Food & Drink
Food for Thought: Chef Renee Erickson on Sustainable Seafood in Seattle
We asked one of the city's most renowned chefs how we can feel good about eating seafood right now
By Chelsea Lin February 18, 2020
This article originally appeared in the February 2020 issue of Seattle magazine.
This article appears in print in the February 2020 issue, as part of the 100 Best Things To Eat Seafood Edition. Click here to subscribe.
Chef and restaurateur Renee Erickson needs no introduction here. Her restaurants—the most renowned being The Walrus and the Carpenter, The Whale Wins and Willmott’s Ghost—are beloved most for their preparations of seafood. But not just any seafood. Erickson runs a tight ship when it comes to sustainability, and in 2018, she made headlines for pulling chinook salmon (few in number and integral to the diet of our resident orcas) off all her menus. We sat down with the seafood advocate and asked one question: “As environmentally conscious Seattleites, how can we feel good about eating seafood right now?”
As told to Chelsea Lin
It’s a huge can of worms. Reading up on Monterey Bay Aquarium’s Seafood Watch and using that as a guide is a really good place to start. The thing no one wants to hear is that it’s our responsibility to do the work. No one’s going to do it for us. If we want to pretend like we give a s— we have to read, and not while we’re at the dinner table, but before we go out in the world.
Where is the line drawn? For me, I’m on the more extreme end of things. But I also drive a car. So, we all just have to make the best decisions we can. And if you screw up, that’s fine, just keep trying to get better.
I would say eating shellfish [rather than finfish] is a good way to feel good about what you’re doing. It’s a lot easier to grow oysters than a salmon. Also, looking at the species more than at the place; thinking, “OK, I’m at a sushi restaurant and they’re serving me farmed Atlantic salmon. They’re maybe not making as good of a choice as I’d hope they would.”

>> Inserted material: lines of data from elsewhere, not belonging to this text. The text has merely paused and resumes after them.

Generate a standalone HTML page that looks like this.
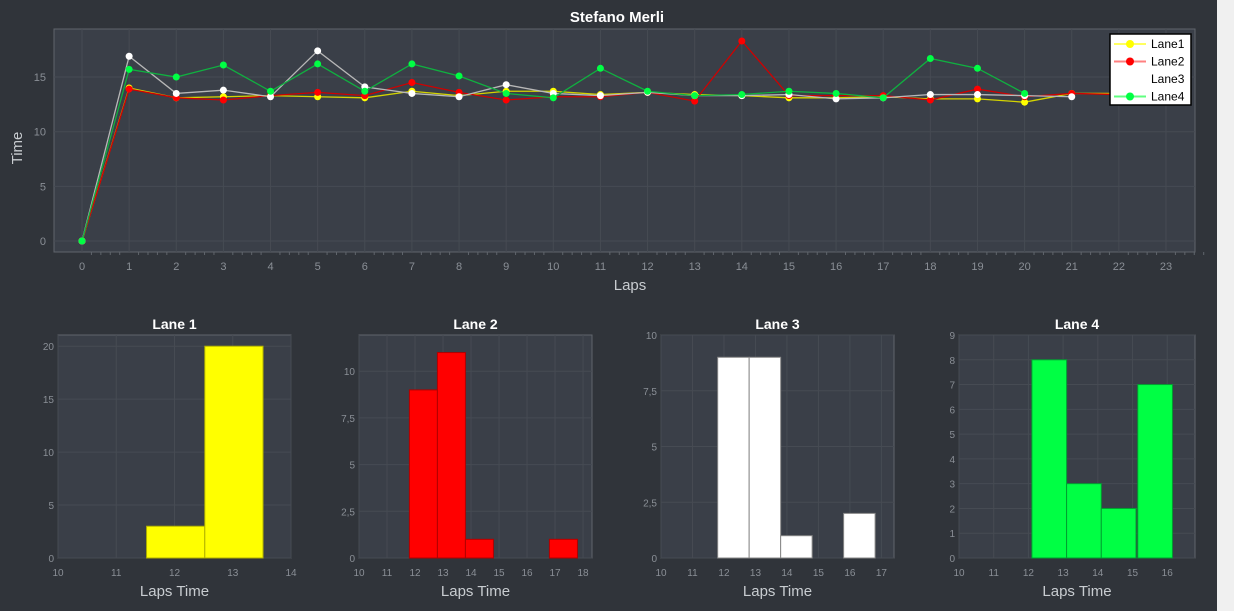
<!DOCTYPE html>
<html><head><meta charset="utf-8"><style>
body{margin:0;width:1234px;height:611px;overflow:hidden;background:#30343a;font-family:"Liberation Sans",sans-serif}
#sb{position:absolute;left:1217px;top:0;width:17px;height:611px;background:#f0f0f0}
</style></head><body>
<svg id="c" width="1217" height="611" style="position:absolute;left:0;top:0"></svg>
<div id="sb"></div>
<script>
const laps=[0,1,2,3,4,5,6,7,8,9,10,11,12,13,14,15,16,17,18,19,20,21,22];
const lane1=[0,14,13.1,13.2,13.3,13.2,13.1,13.7,13.3,13.7,13.7,13.4,13.6,13.4,13.3,13.1,13.1,13.2,13.0,13.0,12.7,13.5,13.5];
const lane2=[0,13.9,13.1,12.9,13.3,13.6,13.3,14.5,13.6,12.9,13.2,13.2,13.6,12.8,18.3,13.3,13.3,13.3,12.9,13.9,13.2,13.5,13.4];
const lane3=[0,16.9,13.5,13.8,13.2,17.4,14.1,13.5,13.2,14.3,13.5,13.3,13.6,13.3,13.3,13.4,13.0,13.1,13.4,13.4,13.3,13.2];
const lane4=[0,15.7,15.0,16.1,13.7,16.2,13.7,16.2,15.1,13.5,13.1,15.8,13.7,13.3,13.4,13.7,13.5,13.1,16.7,15.8,13.5];
const xTicks=[0,1,2,3,4,5,6,7,8,9,10,11,12,13,14,15,16,17,18,19,20,21,22,23];
const yTicks=[0,5,10,15];
const h1Bins=[11.52,12.52], h1Counts=[3,20];
const h2Bins=[11.8,12.8,13.8,16.8], h2Counts=[9,11,1,1];
const h3Bins=[11.8,12.8,13.8,15.8], h3Counts=[9,9,1,2];
const h4Bins=[12.1,13.1,14.1,15.15], h4Counts=[8,3,2,7];
const NS="http://www.w3.org/2000/svg";
const svg=document.getElementById('c');
function mk(t,a,p){const e=document.createElementNS(NS,t);for(const k in a)e.setAttribute(k,a[k]);(p||svg).appendChild(e);return e;}
function txt(x,y,s,a,p){const e=mk('text',Object.assign({x:x,y:y,fill:'#8a8f96','font-size':11,'text-anchor':'middle'},a),p);e.textContent=s;return e;}

// main chart
const L=54,R=1195,T=29,B=252;
const sx=v=>82+v*47.13, sy=v=>241-v*10.93;
const g=mk('g',{});
mk('rect',{x:L,y:T,width:R-L,height:B-T,fill:'#3a3f48',stroke:'#60656c'},g);
xTicks.forEach(v=>{mk('line',{x1:sx(v),x2:sx(v),y1:T,y2:B,stroke:'#464b53'},g);const t=txt(sx(v),270,v,{},g);
 for(let k=1;k<5;k++)mk('line',{x1:sx(v)+k*47.13/5,x2:sx(v)+k*47.13/5,y1:B,y2:B+3,stroke:'#60656c'},g);});
yTicks.forEach(v=>{mk('line',{x1:L,x2:R,y1:sy(v),y2:sy(v),stroke:'#464b53'},g);const t=txt(46,sy(v)+4,v,{'text-anchor':'end'},g);});
let tt=txt(617,22,'Stefano Merli',{fill:'#fff','font-size':15,'font-weight':'bold'},g);
tt=txt(630,290,'Laps',{fill:'#c8ccd0','font-size':15},g);
tt=txt(22,148,'Time',{fill:'#c8ccd0','font-size':15,transform:'rotate(-90 22 148)'},g);
const series=[[lane1,'#d4d400','#ffff00','lane1'],[lane2,'#d00000','#ff0000','lane2'],[lane3,'#b8b8b8','#ffffff','lane3'],[lane4,'#10b040','#00ff44','lane4']];
series.forEach(([d,lc,pc,n])=>{
 const pl=mk('polyline',{points:d.map((v,i)=>sx(laps[i])+','+sy(v)).join(' '),fill:'none',stroke:lc,'stroke-width':1.3},g);
 
 d.forEach((v,i)=>{const c=mk('circle',{cx:sx(laps[i]),cy:sy(v),r:3.5,fill:pc},g);});
});
// legend
const lg=mk('g',{},g);
mk('rect',{x:1110,y:34,width:81,height:71,fill:'#fff',stroke:'#000','stroke-width':1.5},lg);
[['Lane1','#ffff60','#ffff00'],['Lane2','#ff8080','#ff0000'],['Lane3',null,null],['Lane4','#60ff80','#00ff44']].forEach(([n,lc,pc],i)=>{
 const y=44+i*17.5;
 if(lc){mk('line',{x1:1114,x2:1146,y1:y,y2:y,stroke:lc,'stroke-width':2},lg);mk('circle',{cx:1130,cy:y,r:4,fill:pc},lg);}
 const t=txt(1151,y+4,n,{fill:'#000','text-anchor':'start','font-size':12},lg);
});

// histograms
function hist(cfg){
 const {l,r,xmin,xmax,ymax,xt,yt,bins,counts,color,edge,title,name,yfmt}=cfg;
 const t=335,b=558;
 const hx=v=>l+(v-xmin)/(xmax-xmin)*(r-l), hy=v=>b-v/ymax*(b-t);
 const g=mk('g',{});
 mk('rect',{x:l,y:t,width:r-l,height:b-t,fill:'#3a3f48',stroke:'#60656c'},g);
 xt.forEach(v=>{mk('line',{x1:hx(v),x2:hx(v),y1:t,y2:b,stroke:'#464b53'},g);const e=txt(hx(v),576,v,{'font-size':10},g);});
 yt.forEach(v=>{mk('line',{x1:l,x2:r,y1:hy(v),y2:hy(v),stroke:'#464b53'},g);const e=txt(l-4,hy(v)+4,yfmt?String(v).replace('.',','):v,{'text-anchor':'end','font-size':10},g);});
 bins.forEach((s,i)=>{const w=hx(s+1)-hx(s);const rc=mk('rect',{x:hx(s),y:hy(counts[i]),width:w,height:hy(0)-hy(counts[i]),fill:color,stroke:edge,'stroke-width':1},g);});
 let e=txt((l+r)/2,329,title,{fill:'#fff','font-size':14,'font-weight':'bold'},g);
 e=txt((l+r)/2,596,'Laps Time',{fill:'#c8ccd0','font-size':15},g);
}
hist({l:58,r:291,xmin:10,xmax:14,ymax:21.06,xt:[10,11,12,13,14],yt:[0,5,10,15,20],bins:h1Bins,counts:h1Counts,color:'#ffff00',edge:'#b0b000',title:'Lane 1',name:'lane1-histogram'});
hist({l:359,r:592,xmin:10,xmax:18.32,ymax:11.94,xt:[10,11,12,13,14,15,16,17,18],yt:[0,2.5,5,7.5,10],bins:h2Bins,counts:h2Counts,color:'#ff0000',edge:'#b00000',title:'Lane 2',name:'lane2-histogram',yfmt:1});
hist({l:661,r:894,xmin:10,xmax:17.4,ymax:10,xt:[10,11,12,13,14,15,16,17],yt:[0,2.5,5,7.5,10],bins:h3Bins,counts:h3Counts,color:'#ffffff',edge:'#888',title:'Lane 3',name:'lane3-histogram',yfmt:1});
hist({l:959,r:1195,xmin:10,xmax:16.8,ymax:9,xt:[10,11,12,13,14,15,16],yt:[0,1,2,3,4,5,6,7,8,9],bins:h4Bins,counts:h4Counts,color:'#00ff44',edge:'#00a030',title:'Lane 4',name:'lane4-histogram'});
</script>
</body></html>
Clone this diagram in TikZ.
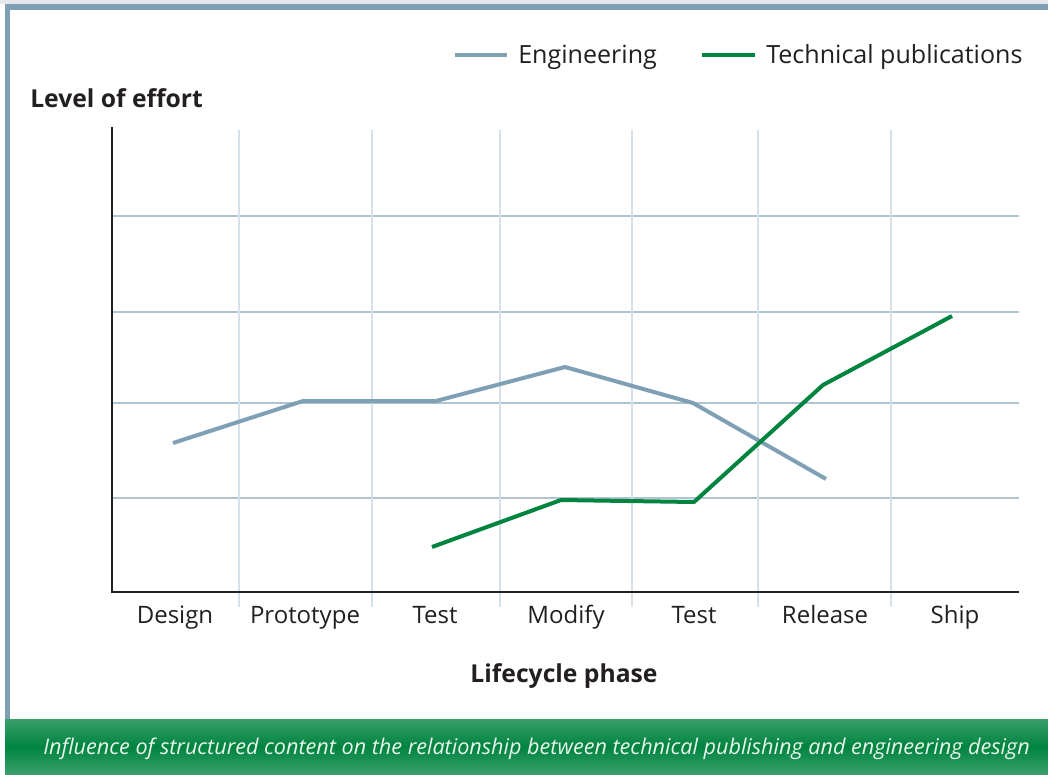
\documentclass[tikz,border=0pt]{standalone}
\usepackage{fontspec}
\setmainfont{Open Sans}
\usetikzlibrary{positioning}

\definecolor{frameblue}{HTML}{7F9FB5}
\definecolor{topstrip}{HTML}{E4E8EC}
\definecolor{enggray}{HTML}{7F9FB5}
\definecolor{pubgreen}{HTML}{00843F}
\definecolor{hgrid}{HTML}{AFC3D1}
\definecolor{vgrid}{HTML}{D5E0E9}
\definecolor{inkblack}{HTML}{231F20}
\definecolor{bardark}{HTML}{00843F}
\definecolor{barlight}{HTML}{3A9F6A}
\definecolor{captext}{HTML}{E8F4EC}

\tikzset{
	phase/.style={anchor=base, inner sep=0pt, text=inkblack, font=\fontsize{18}{21}\selectfont},
	legendtext/.style={anchor=base west, inner sep=0pt, text=inkblack, font=\fontsize{18.8}{22}\selectfont},
	axistitle/.style={inner sep=0pt, text=inkblack, font=\fontsize{18.5}{22}\selectfont\bfseries},
	engline/.style={enggray, line width=3pt, line join=round},
	publine/.style={pubgreen, line width=3pt, line join=round}
}

\begin{document}
\begin{tikzpicture}[x=0.75pt,y=-0.75pt]
	\useasboundingbox (0,0) rectangle (1048,774);
	\fill[topstrip] (0,0) rectangle (1048,4);
	\fill[frameblue] (5,4) rectangle (1048,10);
	\fill[frameblue] (5,4) rectangle (10,719);
	\shade[top color=barlight, bottom color=barlight, middle color=bardark] (5,719) rectangle (1048,774);
	\node[anchor=base west, inner sep=0pt, text=captext, font=\fontsize{16.2}{19}\selectfont\itshape] (caption) at (43,754)
		{Influence of structured content on the relationship between technical publishing and engineering design};

	\foreach \y in {216,312,403,498}
		\draw[hgrid, line width=1pt] (112,\y) -- (1019,\y);
	\foreach \x in {239,372,500,632,758,891}
		\draw[vgrid, line width=1.1pt] (\x,130) -- (\x,607);
	\draw[inkblack, line width=1.6pt] (112,592) -- (1019,592);
	\draw[inkblack, line width=2.2pt] (112,127) -- (112,592.8);

	\foreach \name/\x in {Design/175,Prototype/305,Test/435,Modify/566,Test/694,Release/825,Ship/955}
		\node[phase] (ph\x) at (\x,623) {\name};

	\node[axistitle, anchor=base west] (ytitle) at (30,108) {Level of effort};
	\node[axistitle, anchor=base] (xtitle) at (564,682) {Lifecycle phase};

	\coordinate (lg1) at (455,55);
	\coordinate (lg2) at (507,55);
	\coordinate (lp1) at (702,55);
	\coordinate (lp2) at (755,55);
	\draw[enggray, line width=3.2pt] (lg1) -- (lg2);
	\draw[pubgreen, line width=3.2pt] (lp1) -- (lp2);
	\node[legendtext] (engtext) at (518,64) {Engineering};
	\node[legendtext] (pubtext) at (766,64) {Technical publications};

	\coordinate (e1) at (173,443);
	\coordinate (e2) at (303,401);
	\coordinate (e3) at (436,401);
	\coordinate (e4) at (565,367);
	\coordinate (e5) at (693,403);
	\coordinate (e6) at (826,479);
	\draw[engline] (e1) -- (e2) -- (e3) -- (e4) -- (e5) -- (e6);

	\coordinate (t1) at (432,547);
	\coordinate (t2) at (561,500);
	\coordinate (t3) at (694,502);
	\coordinate (t4) at (823,385);
	\coordinate (t5) at (952,316);
	\draw[publine] (t1) -- (t2) -- (t3) -- (t4) -- (t5);
\end{tikzpicture}
\end{document}
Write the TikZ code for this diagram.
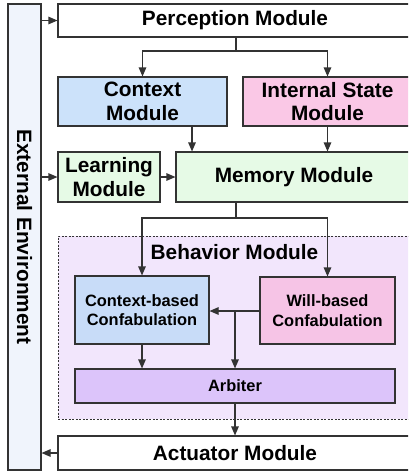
\documentclass[tikz,border=0pt]{standalone}
\usepackage{fontspec}
\setmainfont{Liberation Sans}
\usetikzlibrary{arrows.meta}

\definecolor{extfill}{HTML}{F0F4FC}
\definecolor{ctxfill}{HTML}{CCE2FA}
\definecolor{istfill}{HTML}{FAC8E6}
\definecolor{memfill}{HTML}{E6FAE6}
\definecolor{behfill}{HTML}{F2E6FC}
\definecolor{cbcfill}{HTML}{C8DCF8}
\definecolor{wbcfill}{HTML}{F6C4E6}
\definecolor{arbfill}{HTML}{DCC4FA}
\definecolor{edge}{HTML}{333333}

\tikzset{
  box/.style={draw=edge, line width=1.1pt, inner sep=0pt, align=center,
    font=\bfseries\fontsize{20.8}{23.5}\selectfont},
  smallbox/.style={box, font=\bfseries\fontsize{16.4}{19.5}\selectfont},
  arr/.style={draw=edge, line width=1.1pt, -{Triangle[length=9pt,width=7.5pt]}},
  wire/.style={draw=edge, line width=1.1pt},
  groupbox/.style={draw=edge, line width=0.8pt, dash pattern=on 2pt off 1.5pt,
    fill=behfill, inner sep=0pt},
}

\begin{document}
\begin{tikzpicture}[x=1pt,y=-1pt]
\useasboundingbox (0,0) rectangle (408,471);
\clip (0,0) rectangle (408,471);
\fill[white] (0,0) rectangle (408,471);

% environment column
\node[box, fill=extfill, minimum width=33pt, minimum height=466pt] (ext) at (24.5,237) {};
\node[rotate=-90, font=\bfseries\fontsize{20.8}{24}\selectfont] (extlabel) at (ext.center) {External Environment};

% upper modules
\node[box, fill=white, minimum width=354pt, minimum height=33pt] (perc) at (235,20.5) {Perception Module};
\node[box, fill=ctxfill, minimum width=169pt, minimum height=49pt] (ctx) at (142.5,101.5) {Context\\Module};
\node[box, fill=istfill, minimum width=169pt, minimum height=49pt] (ist) at (327.5,101.5) {Internal State\\Module};
\node[box, fill=memfill, minimum width=102pt, minimum height=50pt] (learn) at (109,177) {Learning\\Module};
\node[box, fill=memfill, minimum width=236pt, minimum height=50pt] (mem) at (294,177) {Memory Module};

% behavior group
\node[groupbox, minimum width=354pt, minimum height=183pt] (beh) at (235,327.5) {};
\node[font=\bfseries\fontsize{20.8}{24}\selectfont, inner sep=0pt] (behlabel) at (234.5,252) {Behavior Module};
\node[smallbox, fill=cbcfill, minimum width=134pt, minimum height=68pt] (cbc) at (142,310) {Context-based\\Confabulation};
\node[smallbox, fill=wbcfill, minimum width=135pt, minimum height=67pt] (wbc) at (327.5,310.5) {Will-based\\Confabulation};
\node[smallbox, fill=arbfill, minimum width=320pt, minimum height=34pt] (arb) at (235,386) {Arbiter};

% output module
\node[box, fill=white, minimum width=354pt, minimum height=34pt] (act) at (235,453) {Actuator Module};

% junction points
\coordinate (s1) at (236,51);
\coordinate (s2) at (236,218);
\coordinate (cm) at (192,140);
\coordinate (b) at (235,311);

% connectors
\draw[arr] (ext.east |- perc.west) -- (perc.west);
\draw[wire] (s1 |- perc.south) -- (s1);
\draw[arr] (s1) -| (ctx.north);
\draw[arr] (s1) -| (ist.north);
\draw[arr] (cm |- ctx.south) -- (cm |- mem.north);
\draw[arr] (ist.south) -- (ist.south |- mem.north);
\draw[arr] (ext.east |- learn.west) -- (learn.west);
\draw[arr] (learn.east) -- (mem.west);
\draw[wire] (s2 |- mem.south) -- (s2);
\draw[arr] (s2) -| (cbc.north);
\draw[arr] (s2) -| (wbc.north);
\draw[arr] (wbc.west |- b) -- (cbc.east |- b);
\draw[arr] (b) -- (b |- arb.north);
\draw[arr] (cbc.south) -- (cbc.south |- arb.north);
\draw[arr] (arb.south) -- (arb.south |- act.north);
\draw[arr] (act.west) -- (ext.east |- act.west);
\end{tikzpicture}
\end{document}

People haven’t really gotten to a place where they’re willing to give up something they love. We can’t pretend we get to have whatever we want anymore. And that sucks—nobody wants to hear that. Are we willing to mindlessly eat whatever we want knowing it will be gone one day? Or try to stop it? There’s [still] no guarantee that it will work. But I’ll feel better knowing that I didn’t keep eating bluefin tuna until they were gone.
We’ve been luxuriating in a world where we assumed the best and were fed the worst. Now, I think we’re seeing the fallout of that, where food has degraded, the quality is super poor. Farmed Atlantic salmon is not salmon in my mind. It’s this big fish that doesn’t have to do any of the things salmon have to do to survive; therefore, it’s not salmon. It’s frustrating. I go in waves where I’m just like, “Am I a lunatic?” I get angry, super angry about it. I don’t even know if people are thinking about it. They’re just like, “It’s salmon, I’m gonna eat it.”
The only people who were really angry [when I pulled chinook off the menu] were chinook fishermen—and not the ones we buy from even. This isn’t because I don’t want fishermen to be successful. I do. I just want fish to be here 10 or 15 or 100 years from now. I didn’t feel like I could keep serving something that I knew was threatening the survival of orca whales as well as the survival of the salmon.
You have to just try to make the best decisions and not beat yourself up if you don’t. Live and learn. Whale Wins served trout when we opened, and I love trout. But after a year of us serving trout, I got to a place where I was like, “Huh, I wonder what they’re feeding the trout?” I hadn’t even thought about it. And, of course, they were feeding them GMO corn and s—. So, we stopped serving trout. People were furious about that—far more furious than they were about chinook salmon, which I find hilarious. I would forever take chinook salmon over farmed trout.
Now, there are times when I call Corey [Peet, the technical adviser for the James Beard Foundation’s Smart Catch seafood sustainability program] and ask, “What should I be buying? Is anything OK?” I remember asking him once, “Should I be serving any salmon at all?” And he said, “Honestly, probably not. Especially not chinook.” We have a sustainable guide for our chefs that goes from where we want [them] to buy olive oil to farmers [to source produce from] and that kind of thing. If you want to buy fish, do the investigation, look it up, ask me. We’ll figure out if it’s safe or not. There isn’t a lot that we can buy.
[I’m just asking people to] pick a side. Give a f— or don’t. But if you don’t, you have to say it out loud.
This interview was edited for clarity and length.